2. Be repetitive, then say it again. Unlike company-paid benefits such as health and dental coverage, people generally do not make auto and home insurance decisions during open enrollment season. True, many employees will shop once or twice a year -- when their car or home policy is up for renewal -- but in the auto and home world, that once or twice a year comes up every day. Select an insurance partner that will create -- and even implement -- a strategic, 12-month communications program for your client to ensure consistent visibility of the program. This might include program endorsement in the employee newsletter, materials in new hire orientation packets, direct mailing to employees at home or desk drops at work, displaying informational posters in employee break rooms or cafeteria, and inviting the insurance company's sales reps on-site to answer employee questions or to complete enrollment applications.
3. Aspirin-free administration. Clients tell you all the time that they don't have the resources or patience to manage a new voluntary benefit, nor budget to get it up and running. Your response? Tell them to imagine a benefit that saves their employees money, yet costs the company nothing; a benefit that gives employees the convenience of participating through payroll deduction or automatic checking account withdrawal, yet requires no monthly maintenance by the HR department. Lastly, tell them about a voluntary benefit that can be tailored to fit their existing payroll systems, without the need to pigeonhole them into the vendor's. Then present them with an auto and home program that delivers the picture of paradise you have painted.
4. Look for the value, then deliver the value-add. Lots of insurers boast the savings they can deliver to your clients' employees. The value in group auto and home is a given: Employees save money on a necessary product. But progressive employers will be keen on the value-add a particular program brings to the table. Two things generally come to consumers' minds about auto and home insurance: 1) How much does it cost; and, 2) Will the company quickly and fairly settle my claim. Since every insurer will compete on both of these concerns, look for one that stands out on a third: helping workers and their families stay safe in their cars and homes. Ask about the worksite educational programs -- teen driving, child passenger safety, home fire safety, identity theft -- an insurer can offer your clients.
5. Be relevant and be good. Many of your clients may have multi-state operations, so any benefit you bring them should be domestically border free. Don't limit the success of your auto and home program to the geographic availability of the insurer, by making sure it writes in every state where the client has employees.
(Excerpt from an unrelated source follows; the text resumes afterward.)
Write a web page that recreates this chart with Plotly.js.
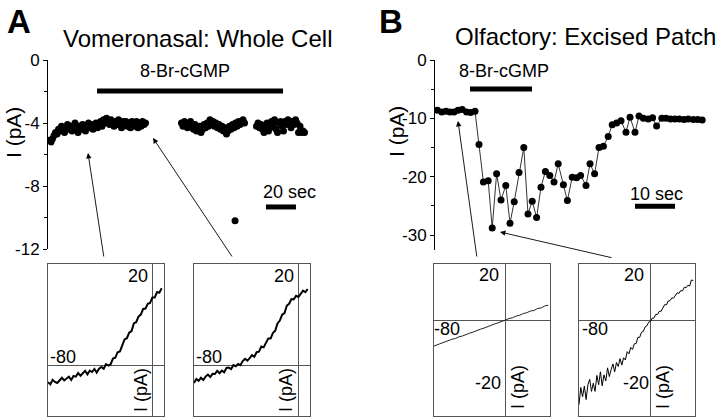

Lastly, look to team with an insurer that is financially secure and has a track record of providing quality products and services to groups like your clients. The insurer's customer retention rates are a great place to look for signals of their performance.
"Group auto and home insurance is a perfect lead sell because it is conceptually sound and easily understood, and is proven to be popular among employees," HRH's Gannon says. "With the right insurance partner -- one that delivers a competitive product and backs it up with exceptional claims service -- you're sure to hit a home run every time. No other benefit comes close."